## [To be done]
Extract, in full, the lines below, beginning at the first and ending with the line that contains "inner sep=0pt] (title)". Pictures do not belong in the copy.

********************

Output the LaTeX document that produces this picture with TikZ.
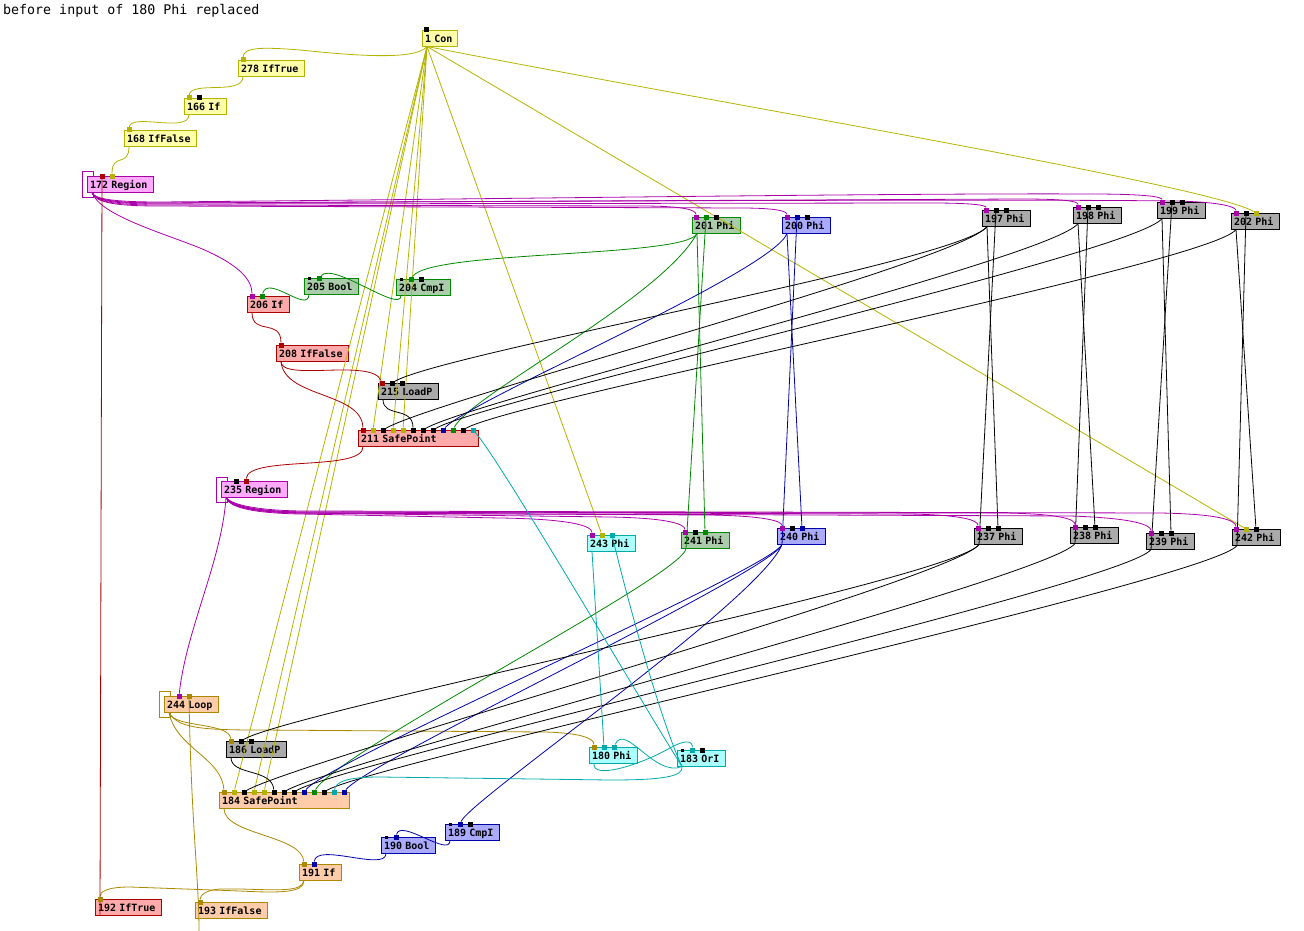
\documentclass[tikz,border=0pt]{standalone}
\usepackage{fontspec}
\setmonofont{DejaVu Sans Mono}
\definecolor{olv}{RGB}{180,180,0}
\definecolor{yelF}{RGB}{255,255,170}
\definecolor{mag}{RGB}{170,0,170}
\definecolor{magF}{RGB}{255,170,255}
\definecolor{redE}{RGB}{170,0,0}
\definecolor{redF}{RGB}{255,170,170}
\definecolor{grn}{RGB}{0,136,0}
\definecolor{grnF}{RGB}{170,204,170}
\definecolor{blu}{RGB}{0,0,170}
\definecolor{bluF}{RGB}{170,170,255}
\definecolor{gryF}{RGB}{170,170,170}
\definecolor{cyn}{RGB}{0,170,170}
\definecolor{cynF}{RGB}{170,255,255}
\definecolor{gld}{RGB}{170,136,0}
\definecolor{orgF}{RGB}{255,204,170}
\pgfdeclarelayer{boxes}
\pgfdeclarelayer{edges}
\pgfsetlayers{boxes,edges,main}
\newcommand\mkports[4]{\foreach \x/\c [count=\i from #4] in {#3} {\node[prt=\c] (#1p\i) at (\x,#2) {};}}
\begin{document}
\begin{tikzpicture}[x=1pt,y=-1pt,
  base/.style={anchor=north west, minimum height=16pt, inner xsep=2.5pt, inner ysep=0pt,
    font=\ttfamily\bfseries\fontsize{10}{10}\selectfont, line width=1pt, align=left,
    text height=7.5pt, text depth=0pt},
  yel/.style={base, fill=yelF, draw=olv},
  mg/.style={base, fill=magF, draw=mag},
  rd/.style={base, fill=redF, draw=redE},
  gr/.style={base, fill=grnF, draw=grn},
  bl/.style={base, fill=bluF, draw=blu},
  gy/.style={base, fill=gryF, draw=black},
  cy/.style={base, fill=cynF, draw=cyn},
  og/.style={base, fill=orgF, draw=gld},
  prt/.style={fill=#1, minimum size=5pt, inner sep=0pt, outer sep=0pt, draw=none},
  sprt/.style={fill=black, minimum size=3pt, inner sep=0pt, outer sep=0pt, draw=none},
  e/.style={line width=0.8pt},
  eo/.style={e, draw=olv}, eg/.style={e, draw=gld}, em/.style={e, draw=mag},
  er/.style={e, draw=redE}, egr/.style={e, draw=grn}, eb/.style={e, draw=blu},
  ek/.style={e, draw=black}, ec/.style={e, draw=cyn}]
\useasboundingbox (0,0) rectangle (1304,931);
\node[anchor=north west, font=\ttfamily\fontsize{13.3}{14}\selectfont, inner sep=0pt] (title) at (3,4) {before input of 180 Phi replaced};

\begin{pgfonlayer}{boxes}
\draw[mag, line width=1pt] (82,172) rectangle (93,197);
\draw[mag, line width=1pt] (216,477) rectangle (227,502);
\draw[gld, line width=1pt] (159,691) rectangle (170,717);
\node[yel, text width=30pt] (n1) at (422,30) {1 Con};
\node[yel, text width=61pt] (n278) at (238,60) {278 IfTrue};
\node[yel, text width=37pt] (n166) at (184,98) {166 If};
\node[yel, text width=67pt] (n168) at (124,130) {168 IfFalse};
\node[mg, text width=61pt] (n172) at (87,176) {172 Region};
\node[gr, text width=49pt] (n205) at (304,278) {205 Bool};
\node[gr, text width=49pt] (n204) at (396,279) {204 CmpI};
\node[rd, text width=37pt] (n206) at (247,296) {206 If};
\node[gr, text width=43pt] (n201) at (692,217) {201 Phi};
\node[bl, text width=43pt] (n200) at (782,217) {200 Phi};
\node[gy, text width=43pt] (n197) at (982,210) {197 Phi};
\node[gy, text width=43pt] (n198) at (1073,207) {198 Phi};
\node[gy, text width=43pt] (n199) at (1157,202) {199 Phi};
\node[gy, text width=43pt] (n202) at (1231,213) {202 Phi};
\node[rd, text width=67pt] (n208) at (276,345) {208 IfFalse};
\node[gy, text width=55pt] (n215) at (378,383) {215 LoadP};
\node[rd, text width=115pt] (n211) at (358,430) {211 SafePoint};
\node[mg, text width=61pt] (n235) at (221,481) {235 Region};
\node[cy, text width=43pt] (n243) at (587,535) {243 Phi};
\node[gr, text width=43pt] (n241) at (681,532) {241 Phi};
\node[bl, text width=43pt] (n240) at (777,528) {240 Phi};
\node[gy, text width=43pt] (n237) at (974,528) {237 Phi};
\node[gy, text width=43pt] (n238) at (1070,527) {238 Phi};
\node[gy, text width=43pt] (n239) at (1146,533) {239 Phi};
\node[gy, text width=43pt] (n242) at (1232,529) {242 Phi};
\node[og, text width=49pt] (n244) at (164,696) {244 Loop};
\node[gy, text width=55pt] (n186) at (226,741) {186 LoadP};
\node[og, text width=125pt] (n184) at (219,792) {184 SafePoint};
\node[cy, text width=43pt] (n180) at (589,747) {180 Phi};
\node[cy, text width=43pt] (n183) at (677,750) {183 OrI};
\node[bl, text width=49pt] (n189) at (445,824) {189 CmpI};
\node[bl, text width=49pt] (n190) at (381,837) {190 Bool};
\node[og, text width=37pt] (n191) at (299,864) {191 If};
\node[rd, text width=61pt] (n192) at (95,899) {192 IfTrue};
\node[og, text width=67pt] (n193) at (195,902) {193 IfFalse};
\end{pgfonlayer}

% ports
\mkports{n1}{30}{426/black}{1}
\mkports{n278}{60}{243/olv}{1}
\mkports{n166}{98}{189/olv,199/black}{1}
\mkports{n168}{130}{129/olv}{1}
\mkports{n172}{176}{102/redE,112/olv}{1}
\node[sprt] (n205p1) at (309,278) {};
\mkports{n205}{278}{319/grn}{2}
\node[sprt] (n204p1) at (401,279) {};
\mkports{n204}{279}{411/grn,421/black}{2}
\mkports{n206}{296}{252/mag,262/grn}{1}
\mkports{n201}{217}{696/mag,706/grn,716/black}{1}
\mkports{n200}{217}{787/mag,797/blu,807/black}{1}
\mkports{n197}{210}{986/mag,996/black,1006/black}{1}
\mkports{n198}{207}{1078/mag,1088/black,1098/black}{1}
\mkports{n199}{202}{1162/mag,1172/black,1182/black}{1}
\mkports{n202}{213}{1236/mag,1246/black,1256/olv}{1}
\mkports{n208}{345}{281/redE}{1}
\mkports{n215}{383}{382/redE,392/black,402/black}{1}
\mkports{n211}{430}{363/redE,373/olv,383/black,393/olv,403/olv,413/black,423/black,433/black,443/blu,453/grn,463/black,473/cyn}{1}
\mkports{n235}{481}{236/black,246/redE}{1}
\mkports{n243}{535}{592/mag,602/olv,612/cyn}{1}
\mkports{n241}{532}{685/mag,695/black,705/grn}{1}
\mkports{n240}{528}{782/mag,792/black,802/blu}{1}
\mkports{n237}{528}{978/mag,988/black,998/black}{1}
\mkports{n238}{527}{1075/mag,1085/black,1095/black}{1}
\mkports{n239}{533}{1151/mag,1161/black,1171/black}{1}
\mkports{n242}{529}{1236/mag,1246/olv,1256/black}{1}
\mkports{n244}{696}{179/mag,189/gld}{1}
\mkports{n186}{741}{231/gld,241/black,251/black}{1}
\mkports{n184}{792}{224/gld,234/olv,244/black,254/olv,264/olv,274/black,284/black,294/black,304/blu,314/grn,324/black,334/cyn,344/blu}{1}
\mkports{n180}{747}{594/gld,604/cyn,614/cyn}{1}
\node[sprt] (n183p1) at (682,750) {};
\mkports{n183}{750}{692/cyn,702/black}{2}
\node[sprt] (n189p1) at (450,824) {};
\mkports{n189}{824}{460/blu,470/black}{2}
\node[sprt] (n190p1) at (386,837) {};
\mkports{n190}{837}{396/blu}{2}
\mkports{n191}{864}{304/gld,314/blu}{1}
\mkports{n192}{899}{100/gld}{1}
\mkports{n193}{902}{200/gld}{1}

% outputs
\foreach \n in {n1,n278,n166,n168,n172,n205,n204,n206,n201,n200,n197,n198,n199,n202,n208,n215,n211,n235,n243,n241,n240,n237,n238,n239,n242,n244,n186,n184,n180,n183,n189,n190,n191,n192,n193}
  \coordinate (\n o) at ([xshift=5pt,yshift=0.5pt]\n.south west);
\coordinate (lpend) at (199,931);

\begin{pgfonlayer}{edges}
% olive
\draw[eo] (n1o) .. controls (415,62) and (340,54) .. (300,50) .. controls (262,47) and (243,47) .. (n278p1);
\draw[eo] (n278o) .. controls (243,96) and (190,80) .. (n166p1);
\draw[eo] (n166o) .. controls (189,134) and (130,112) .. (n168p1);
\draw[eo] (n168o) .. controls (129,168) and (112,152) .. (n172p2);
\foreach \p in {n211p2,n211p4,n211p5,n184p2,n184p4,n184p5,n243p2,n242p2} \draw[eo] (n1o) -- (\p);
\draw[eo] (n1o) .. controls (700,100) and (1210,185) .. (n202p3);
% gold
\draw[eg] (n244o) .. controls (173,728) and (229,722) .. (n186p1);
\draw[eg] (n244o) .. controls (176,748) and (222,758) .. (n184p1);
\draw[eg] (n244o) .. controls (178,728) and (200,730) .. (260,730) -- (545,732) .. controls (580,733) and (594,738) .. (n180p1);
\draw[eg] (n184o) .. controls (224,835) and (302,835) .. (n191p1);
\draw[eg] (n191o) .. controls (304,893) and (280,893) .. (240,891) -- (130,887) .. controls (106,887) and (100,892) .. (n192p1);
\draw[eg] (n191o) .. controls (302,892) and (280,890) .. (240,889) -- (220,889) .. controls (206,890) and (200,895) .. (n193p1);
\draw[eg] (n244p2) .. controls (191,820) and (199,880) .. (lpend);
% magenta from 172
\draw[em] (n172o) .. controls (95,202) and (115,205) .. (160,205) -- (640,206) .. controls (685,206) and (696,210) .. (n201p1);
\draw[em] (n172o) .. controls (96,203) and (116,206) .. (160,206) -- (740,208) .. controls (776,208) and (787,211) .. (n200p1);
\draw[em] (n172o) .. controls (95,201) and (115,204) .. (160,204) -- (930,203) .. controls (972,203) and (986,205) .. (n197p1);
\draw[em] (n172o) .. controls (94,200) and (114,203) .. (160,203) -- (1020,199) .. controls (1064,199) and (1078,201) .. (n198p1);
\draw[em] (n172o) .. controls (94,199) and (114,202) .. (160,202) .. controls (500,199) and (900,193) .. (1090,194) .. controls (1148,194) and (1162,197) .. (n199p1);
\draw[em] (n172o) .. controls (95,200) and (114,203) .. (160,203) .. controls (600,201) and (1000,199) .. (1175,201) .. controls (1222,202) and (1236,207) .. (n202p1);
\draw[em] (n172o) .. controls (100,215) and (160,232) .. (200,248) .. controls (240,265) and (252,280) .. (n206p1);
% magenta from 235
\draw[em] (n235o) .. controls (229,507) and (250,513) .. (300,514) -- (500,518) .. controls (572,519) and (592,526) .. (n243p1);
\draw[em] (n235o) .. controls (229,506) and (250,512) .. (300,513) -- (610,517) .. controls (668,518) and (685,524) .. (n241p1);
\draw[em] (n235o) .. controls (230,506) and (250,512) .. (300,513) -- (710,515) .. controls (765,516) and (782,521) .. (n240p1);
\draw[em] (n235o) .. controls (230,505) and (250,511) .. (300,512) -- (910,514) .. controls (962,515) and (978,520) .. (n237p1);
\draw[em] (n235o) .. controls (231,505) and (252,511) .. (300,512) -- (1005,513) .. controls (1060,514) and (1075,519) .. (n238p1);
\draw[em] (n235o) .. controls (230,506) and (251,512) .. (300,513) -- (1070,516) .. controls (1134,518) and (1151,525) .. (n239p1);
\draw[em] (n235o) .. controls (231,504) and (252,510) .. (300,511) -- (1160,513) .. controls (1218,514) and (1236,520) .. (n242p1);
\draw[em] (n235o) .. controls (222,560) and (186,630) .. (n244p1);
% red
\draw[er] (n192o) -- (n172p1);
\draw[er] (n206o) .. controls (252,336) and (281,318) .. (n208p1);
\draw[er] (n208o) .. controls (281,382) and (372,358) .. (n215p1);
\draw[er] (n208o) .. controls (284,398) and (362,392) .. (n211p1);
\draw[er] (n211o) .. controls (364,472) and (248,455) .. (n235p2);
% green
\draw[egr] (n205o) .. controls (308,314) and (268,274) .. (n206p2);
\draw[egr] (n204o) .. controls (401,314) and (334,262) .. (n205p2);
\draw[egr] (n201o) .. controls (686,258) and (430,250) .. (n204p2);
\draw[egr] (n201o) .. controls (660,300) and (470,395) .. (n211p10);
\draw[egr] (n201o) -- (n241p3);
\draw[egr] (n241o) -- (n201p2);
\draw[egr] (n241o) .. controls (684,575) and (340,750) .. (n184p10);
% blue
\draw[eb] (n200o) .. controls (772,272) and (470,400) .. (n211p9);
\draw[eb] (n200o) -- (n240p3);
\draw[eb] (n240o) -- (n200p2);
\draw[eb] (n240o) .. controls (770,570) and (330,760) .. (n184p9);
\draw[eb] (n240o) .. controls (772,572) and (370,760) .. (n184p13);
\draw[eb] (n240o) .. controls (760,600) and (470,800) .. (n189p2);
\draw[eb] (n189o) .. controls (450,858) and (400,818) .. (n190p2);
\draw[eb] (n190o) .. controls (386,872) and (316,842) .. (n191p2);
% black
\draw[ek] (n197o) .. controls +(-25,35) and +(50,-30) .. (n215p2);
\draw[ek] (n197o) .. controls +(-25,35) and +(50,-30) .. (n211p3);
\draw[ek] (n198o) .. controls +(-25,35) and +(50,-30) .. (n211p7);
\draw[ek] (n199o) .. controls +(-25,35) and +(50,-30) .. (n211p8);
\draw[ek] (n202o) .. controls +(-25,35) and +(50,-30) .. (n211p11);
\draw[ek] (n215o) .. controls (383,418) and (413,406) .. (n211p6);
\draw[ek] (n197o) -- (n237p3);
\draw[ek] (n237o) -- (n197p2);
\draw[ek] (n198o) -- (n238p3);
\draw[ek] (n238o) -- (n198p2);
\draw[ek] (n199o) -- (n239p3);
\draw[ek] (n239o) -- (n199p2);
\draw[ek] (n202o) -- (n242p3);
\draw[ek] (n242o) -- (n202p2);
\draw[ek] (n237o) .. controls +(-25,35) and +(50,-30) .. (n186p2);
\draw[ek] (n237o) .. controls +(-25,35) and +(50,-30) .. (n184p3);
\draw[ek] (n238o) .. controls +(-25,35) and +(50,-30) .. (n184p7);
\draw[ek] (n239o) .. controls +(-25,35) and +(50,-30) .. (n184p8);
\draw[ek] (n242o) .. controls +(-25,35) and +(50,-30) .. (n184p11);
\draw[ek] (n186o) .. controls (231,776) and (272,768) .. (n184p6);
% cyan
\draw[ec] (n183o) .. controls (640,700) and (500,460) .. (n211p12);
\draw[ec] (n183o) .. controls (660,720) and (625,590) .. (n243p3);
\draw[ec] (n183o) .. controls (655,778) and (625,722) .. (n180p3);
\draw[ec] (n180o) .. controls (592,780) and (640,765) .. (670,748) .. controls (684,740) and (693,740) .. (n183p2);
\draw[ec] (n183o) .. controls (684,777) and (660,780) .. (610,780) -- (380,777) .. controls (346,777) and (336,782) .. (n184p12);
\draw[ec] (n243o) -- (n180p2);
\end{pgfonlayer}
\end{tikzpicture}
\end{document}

********************

## [Full output]
Output the LaTeX document that produces this picture with TikZ.
\documentclass[tikz,border=0pt]{standalone}
\usepackage{fontspec}
\setmonofont{DejaVu Sans Mono}
\definecolor{olv}{RGB}{180,180,0}
\definecolor{yelF}{RGB}{255,255,170}
\definecolor{mag}{RGB}{170,0,170}
\definecolor{magF}{RGB}{255,170,255}
\definecolor{redE}{RGB}{170,0,0}
\definecolor{redF}{RGB}{255,170,170}
\definecolor{grn}{RGB}{0,136,0}
\definecolor{grnF}{RGB}{170,204,170}
\definecolor{blu}{RGB}{0,0,170}
\definecolor{bluF}{RGB}{170,170,255}
\definecolor{gryF}{RGB}{170,170,170}
\definecolor{cyn}{RGB}{0,170,170}
\definecolor{cynF}{RGB}{170,255,255}
\definecolor{gld}{RGB}{170,136,0}
\definecolor{orgF}{RGB}{255,204,170}
\pgfdeclarelayer{boxes}
\pgfdeclarelayer{edges}
\pgfsetlayers{boxes,edges,main}
\newcommand\mkports[4]{\foreach \x/\c [count=\i from #4] in {#3} {\node[prt=\c] (#1p\i) at (\x,#2) {};}}
\begin{document}
\begin{tikzpicture}[x=1pt,y=-1pt,
  base/.style={anchor=north west, minimum height=16pt, inner xsep=2.5pt, inner ysep=0pt,
    font=\ttfamily\bfseries\fontsize{10}{10}\selectfont, line width=1pt, align=left,
    text height=7.5pt, text depth=0pt},
  yel/.style={base, fill=yelF, draw=olv},
  mg/.style={base, fill=magF, draw=mag},
  rd/.style={base, fill=redF, draw=redE},
  gr/.style={base, fill=grnF, draw=grn},
  bl/.style={base, fill=bluF, draw=blu},
  gy/.style={base, fill=gryF, draw=black},
  cy/.style={base, fill=cynF, draw=cyn},
  og/.style={base, fill=orgF, draw=gld},
  prt/.style={fill=#1, minimum size=5pt, inner sep=0pt, outer sep=0pt, draw=none},
  sprt/.style={fill=black, minimum size=3pt, inner sep=0pt, outer sep=0pt, draw=none},
  e/.style={line width=0.8pt},
  eo/.style={e, draw=olv}, eg/.style={e, draw=gld}, em/.style={e, draw=mag},
  er/.style={e, draw=redE}, egr/.style={e, draw=grn}, eb/.style={e, draw=blu},
  ek/.style={e, draw=black}, ec/.style={e, draw=cyn}]
\useasboundingbox (0,0) rectangle (1304,931);
\node[anchor=north west, font=\ttfamily\fontsize{13.3}{14}\selectfont, inner sep=0pt] (title) at (3,4) {before input of 180 Phi replaced};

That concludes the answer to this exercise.